Personal information
- Full name: Anthony Aylmer Hillary
- Born: 28 August 1926 Shenfield, Essex, England
- Died: 20 June 1991 (aged 64) Truro, Cornwall, England
- Batting: Right-handed
- Bowling: Right-arm off break

Domestic team information
- 1954–1962: Berkshire
- 1951: Cambridge University

Career statistics
| Competition | First-class |
| Matches | 1 |
| Runs scored | 49 |
| Batting average | 49.00 |
| 100s/50s | –/– |
| Top score | 49 |
| Balls bowled | – |
| Wickets | – |
| Bowling average | – |
| 5 wickets in innings | – |
| 10 wickets in match | – |
| Best bowling | – |
| Catches/stumpings | –/– |
- Source: Cricinfo, 8 November 2013

= Anthony Hillary =

English cricketer

Anthony Aylmer Hillary (28 August 1926 - 20 June 1991), known as Tony Hillary, was an English cricketer. Hillary was a right-handed batsman who bowled right-arm off break.

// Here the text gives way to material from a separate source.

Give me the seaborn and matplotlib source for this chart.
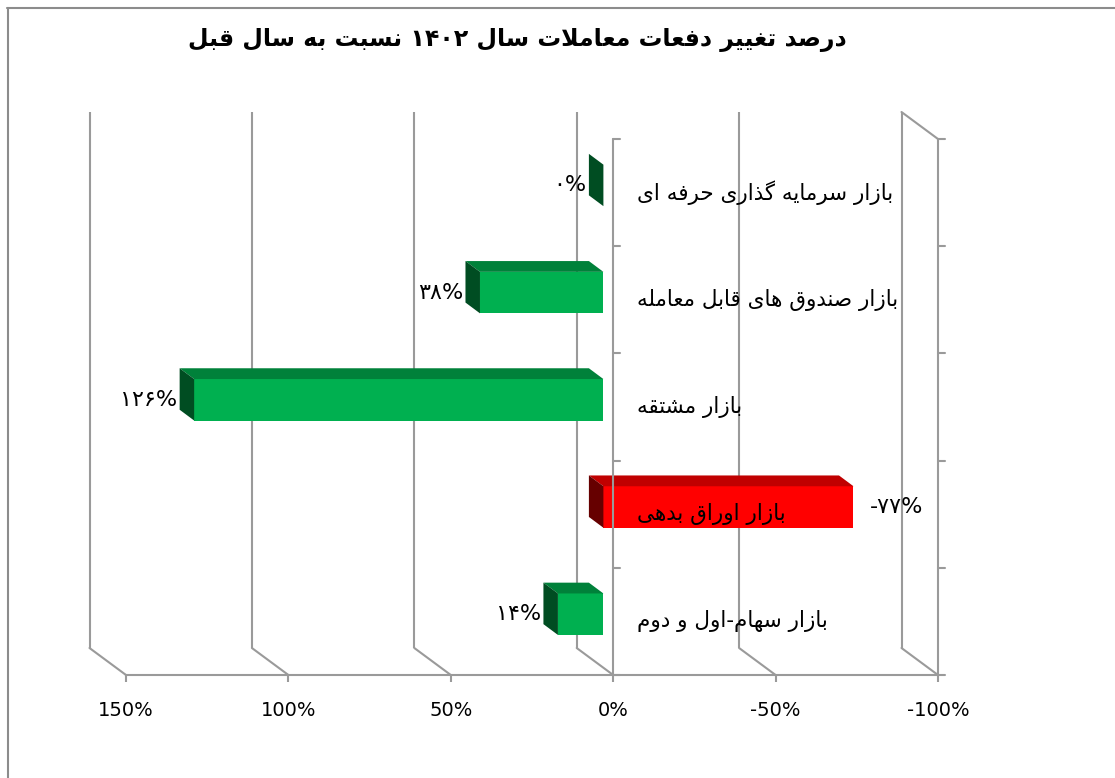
import re
import numpy as np
import pandas as pd
import matplotlib
matplotlib.use("Agg")
import matplotlib.pyplot as plt
import seaborn as sns
from matplotlib.patches import Polygon
from matplotlib.lines import Line2D

# ---------------- data ----------------
categories = [
    "بازار سرمایه گذاری حرفه ای",
    "بازار صندوق های قابل معامله",
    "بازار مشتقه",
    "بازار اوراق بدهی",
    "بازار سهام-اول و دوم",
]
values = [0, 38, 126, -77, 14]
x_ticks = [150, 100, 50, 0, -50, -100]
x_tick_labels = ["150%", "100%", "50%", "0%", "-50%", "-100%"]
title = "درصد تغییر دفعات معاملات سال ۱۴۰۲ نسبت به سال قبل"

# ------------- minimal Arabic/Persian shaping -------------
FORMS = {
    "\u0627": (0xFE8D, 0xFE8E, None, None),
    "\u0628": (0xFE8F, 0xFE90, 0xFE91, 0xFE92),
    "\u062A": (0xFE95, 0xFE96, 0xFE97, 0xFE98),
    "\u062B": (0xFE99, 0xFE9A, 0xFE9B, 0xFE9C),
    "\u062C": (0xFE9D, 0xFE9E, 0xFE9F, 0xFEA0),
    "\u062D": (0xFEA1, 0xFEA2, 0xFEA3, 0xFEA4),
    "\u062E": (0xFEA5, 0xFEA6, 0xFEA7, 0xFEA8),
    "\u062F": (0xFEA9, 0xFEAA, None, None),
    "\u0630": (0xFEAB, 0xFEAC, None, None),
    "\u0631": (0xFEAD, 0xFEAE, None, None),
    "\u0632": (0xFEAF, 0xFEB0, None, None),
    "\u0633": (0xFEB1, 0xFEB2, 0xFEB3, 0xFEB4),
    "\u0634": (0xFEB5, 0xFEB6, 0xFEB7, 0xFEB8),
    "\u0635": (0xFEB9, 0xFEBA, 0xFEBB, 0xFEBC),
    "\u0636": (0xFEBD, 0xFEBE, 0xFEBF, 0xFEC0),
    "\u0637": (0xFEC1, 0xFEC2, 0xFEC3, 0xFEC4),
    "\u0638": (0xFEC5, 0xFEC6, 0xFEC7, 0xFEC8),
    "\u0639": (0xFEC9, 0xFECA, 0xFECB, 0xFECC),
    "\u063A": (0xFECD, 0xFECE, 0xFECF, 0xFED0),
    "\u0641": (0xFED1, 0xFED2, 0xFED3, 0xFED4),
    "\u0642": (0xFED5, 0xFED6, 0xFED7, 0xFED8),
    "\u0644": (0xFEDD, 0xFEDE, 0xFEDF, 0xFEE0),
    "\u0645": (0xFEE1, 0xFEE2, 0xFEE3, 0xFEE4),
    "\u0646": (0xFEE5, 0xFEE6, 0xFEE7, 0xFEE8),
    "\u0647": (0xFEE9, 0xFEEA, 0xFEEB, 0xFEEC),
    "\u0648": (0xFEED, 0xFEEE, None, None),
    "\u064A": (0xFEF1, 0xFEF2, 0xFEF3, 0xFEF4),
    "\u06CC": (0xFBFC, 0xFBFD, 0xFBFE, 0xFBFF),
    "\u06AF": (0xFB92, 0xFB93, 0xFB94, 0xFB95),
}


def shape(text):
    out = []
    i = 0
    n = len(text)
    prev_join = False
    while i < n:
        c = text[i]
        if c not in FORMS:
            out.append(c)
            prev_join = False
            i += 1
            continue
        if c == "\u0644" and i + 1 < n and text[i + 1] == "\u0627":
            out.append(chr(0xFEFC if prev_join else 0xFEFB))
            prev_join = False
            i += 2
            continue
        nxt = text[i + 1] if i + 1 < n else None
        iso, fin, ini, med = FORMS[c]
        can_next = ini is not None and nxt in FORMS
        if prev_join and can_next:
            g = med
        elif prev_join:
            g = fin
        elif can_next:
            g = ini
        else:
            g = iso
        out.append(chr(g))
        prev_join = can_next
        i += 1
    s = "".join(out)[::-1]
    s = re.sub(r"[0-9\u06F0-\u06F9\u0660-\u0669]+", lambda m: m.group(0)[::-1], s)
    return s


def fa_digits(s):
    return s.translate(str.maketrans("0123456789", "۰۱۲۳۴۵۶۷۸۹"))


# ---------------- figure ----------------
sns.set_theme(style="white")
plt.rcParams["font.family"] = ["DejaVu Sans"]
plt.rcParams["text.color"] = "black"
plt.rcParams["xtick.color"] = "black"
plt.rcParams["axes.labelcolor"] = "black"

fig = plt.figure(figsize=(11.15, 7.78), dpi=100)
ax = fig.add_axes([126 / 1115, 103 / 778, 812 / 1115, 536 / 778])

df = pd.DataFrame({"cat": categories, "val": values})
front_cols = ["#00B050" if v >= 0 else "#FF0000" for v in values]
sns.barplot(data=df, x="val", y="cat", hue="cat", palette=front_cols,
            orient="h", width=0.387, saturation=1, legend=False, ax=ax,
            zorder=3, linewidth=0)
ax.set_xlim(150, -100)
ax.set_ylim(4.5, -0.5)

p0 = ax.transData.transform((0, 0))
p1 = ax.transData.transform((1, 1))
sx = p1[0] - p0[0]
sy = p1[1] - p0[1]


def off(dx_px, dy_up_px):
    return dx_px / sx, dy_up_px / sy


F = off(-9.8, 7.2)
B = off(-24.3, 18.0)
W = off(-36.5, 27.0)

grid_col = "#9a9a9a"
glw = 1.5

# back wall gridlines and floor diagonals
for t in x_ticks:
    ax.plot([t + W[0], t + W[0]], [-0.5 + W[1], 4.5 + W[1]], color=grid_col,
            lw=glw, clip_on=False, zorder=1, solid_capstyle="butt")
    ax.plot([t + W[0], t], [4.5 + W[1], 4.5], color=grid_col, lw=glw,
            clip_on=False, zorder=1)
# right side wall
ax.plot([x_ticks[-1], x_ticks[-1]], [-0.5, 4.5], color=grid_col, lw=glw,
        clip_on=False, zorder=1)
ax.plot([x_ticks[-1] + W[0], x_ticks[-1]], [-0.5 + W[1], -0.5], color=grid_col,
        lw=glw, clip_on=False, zorder=1)

# category ticks on 0 line and right wall
tk = off(7, 0)[0]
for b in np.arange(-0.5, len(categories), 1.0):
    ax.plot([0, tk], [b, b], color=grid_col, lw=glw, clip_on=False, zorder=5)
    ax.plot([x_ticks[-1], x_ticks[-1] + tk], [b, b], color=grid_col, lw=glw,
            clip_on=False, zorder=5)
ax.plot([0, 0], [-0.5, 4.5], color=grid_col, lw=glw, clip_on=False, zorder=5)

# 3D faces
top_cols = {True: "#00813A", False: "#C00000"}
side_cols = {True: "#004D22", False: "#660000"}
lab_off_pos = off(-2.5, 0)[0]
lab_off_neg = off(16, 0)[0]
for patch in ax.patches:
    yc = patch.get_y() + patch.get_height() / 2
    idx = int(round(yc))
    v = values[idx]
    h = patch.get_height()
    yt, yb = yc - h / 2, yc + h / 2
    xl, xr = max(0, v), min(0, v)
    pos = v >= 0
    patch.set_x(patch.get_x() + F[0])
    patch.set_y(patch.get_y() + F[1])
    patch.set_clip_on(False)
    top = Polygon([(xl + F[0], yt + F[1]), (xr + F[0], yt + F[1]),
                   (xr + B[0], yt + B[1]), (xl + B[0], yt + B[1])],
                  closed=True, facecolor=top_cols[pos], edgecolor="none",
                  zorder=3, clip_on=False)
    side = Polygon([(xl + F[0], yt + F[1]), (xl + F[0], yb + F[1]),
                    (xl + B[0], yb + B[1]), (xl + B[0], yt + B[1])],
                   closed=True, facecolor=side_cols[pos], edgecolor="none",
                   zorder=3, clip_on=False)
    ax.add_patch(top)
    ax.add_patch(side)
    lab = ("-" if v < 0 else "") + fa_digits(str(abs(v))) + "%"
    if pos:
        ax.text(xl + B[0] + lab_off_pos, yc + F[1], lab, ha="right",
                va="center", fontsize=16, zorder=6, color="black")
    else:
        ax.text(xr + F[0] + lab_off_neg, yc + F[1], lab, ha="left",
                va="center", fontsize=16, zorder=6, color="black")

# category labels
cx = off(23.5, 0)[0]
for i, c in enumerate(categories):
    ax.text(cx, i, shape(c), ha="left", va="center", fontsize=15.5, zorder=6,
            color="black")

# axes styling
for s in ["top", "left", "right"]:
    ax.spines[s].set_visible(False)
ax.spines["bottom"].set_color(grid_col)
ax.spines["bottom"].set_linewidth(glw)
ax.set_xticks(x_ticks)
ax.set_xticklabels(x_tick_labels)
ax.tick_params(axis="x", bottom=True, length=5, width=glw, color=grid_col,
               labelsize=14, pad=14, labelcolor="black")
ax.set_yticks([])
ax.set_xlabel("")
ax.set_ylabel("")
ax.grid(False)

fig.text(517.5 / 1115, 1 - 40 / 778, shape(title), ha="center", va="center",
         fontsize=17, fontweight="bold", color="black")

fig.add_artist(Line2D([7 / 1115, 1], [1 - 8 / 778] * 2, transform=fig.transFigure,
                      color="#8c8c8c", lw=1.5))
fig.add_artist(Line2D([8 / 1115] * 2, [0, 1 - 8 / 778], transform=fig.transFigure,
                      color="#8c8c8c", lw=1.5))

fig.savefig("out.png", dpi=100, facecolor="white")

Born at Shenfield, Essex, Hillary studied at the University of Cambridge, while there he played a single first-class cricket match for the university cricket club against Sussex at Fenner's in 1951. In a match which ended as a draw, Hillary batted once, scoring 49 runs in Cambridge University's first-innings before being dismissed by James Langridge. He later played minor counties cricket for Berkshire, debuting in the 1954 Minor Counties Championship against Cornwall. He played minor counties cricket for Berkshire until 1962, making 67 appearances.

Outside of cricket, Hillary was a history teacher at Abingdon School from 1952 to 1988. He died at Truro, Cornwall on 20 June 1991.